The Brain & Body Under Social Stress

Social hierarchies, medication, andn resilience can affect how mice —and humans— respond to social stress. In this podcast, animal researcher Scott Russo and psychiatrist John Depierro discuss these issues and more.


[00:00:00] Stephen Calabria: From the Mount Sinai Health System in New York City, this is Road to Resilience, a podcast about facing adversity. I'm Stephen Calabria. Today we have a special edition of Road to Resilience to celebrate publication of the third edition of the book that inspired this show's creation.

[00:00:18] The book is called Resilience, The Science of Mastering Life's Greatest Challenges, which can be found on Amazon and wherever books are sold.

[00:00:25] The newest edition was composed in part by John Depierro, Ph. D., an associate professor of psychiatry at the Icahn School of Medicine at Mount Sinai. Dr. Depierro is also the associate director of the Center for Stress, Resilience, and Personal Growth, which provides comprehensive programming to support the resilience and mental health of Mount Sinai faculty, staff, and trainees.
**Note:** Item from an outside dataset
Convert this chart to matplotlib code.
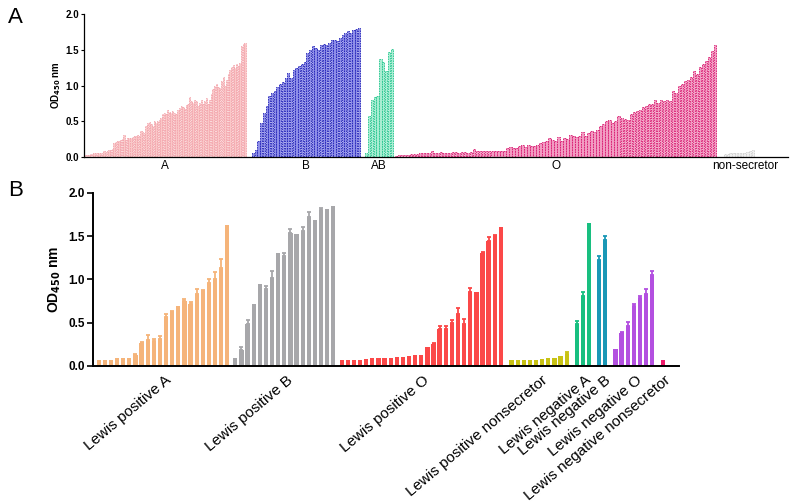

[00:00:46] Today on Road to Resilience, Dr. Depierro interviews Scott Russo, PhD, a professor of neuroscience and director of the Center for Affective Neuroscience, and the Brain Body Research Center at the Icahn School of Medicine at Mount Sinai.

[00:01:01] Dr. Russo delves into how his study of mouse models offers clues into how humans may bolster and maintain their resilience. We're honored to have Doctors Depierro and Russo on the show.

[00:01:13] Jon Depierro: Hello, my name is Dr. Jonathan Depierro. I'm an associate professor here at the Icahn School of Medicine and associate director of our Center for Stress, Resilience and Personal Growth, and I'm here today in the studio with Dr. Scott Russo, my colleague from Mount Sinai. So I'm going to kick it over to Scott. Maybe you could introduce yourselves to listeners.

[00:01:32] Scott Russo: Sure, Jonathan. Thank you very much. As Jonathan mentioned, my name is Scott Russo. I'm a professor of neuroscience here at Mount Sinai, a close colleague of Jonathan's, very interested in aspects of resilience and particularly to better understand the neurobiology of resilience, which is what my research program focuses on.

[00:01:50] I also direct the Center for Affective Neuroscience, which brings together clinicians and basic scientists centered around topics such as, for example, resilience other important mental health- related issues. So I'm happy to be here. Thank you again for having me.

[00:02:04] Jon Depierro: So you have a lot going on.

[00:02:05] Scott Russo: Yeah, it's okay. And two kids, so that also helps.

[00:02:09] Jon Depierro: So your work focuses on largely mouse models of stress and trauma and resilience.

[00:02:16] Scott Russo: We use a combination. I mean, my personal feeling is, is that when studying psychiatric illnesses, particularly depression, where a lot of the clinical data relies on self-report, I think using animal models in isolation where you can't rely on that type of self report, could be very limiting.

[00:02:34] So typically, the way that we start our projects is, through wonderful collaborative ties with psychiatry here, we start by analyzing biomarkers or brain mechanisms of psychiatric illness and then we take that back to our mouse models and study stress susceptibility in that context.

[00:02:50] So we use information that we gain from human cases of psychiatric illness and we then translate that back to relevant animal models.

[00:02:58] For things like depression and anxiety, for example, we use chronic stress and apply that to our animals as a way to kind of elicit symptoms and syndromes that we think are relevant to human illness.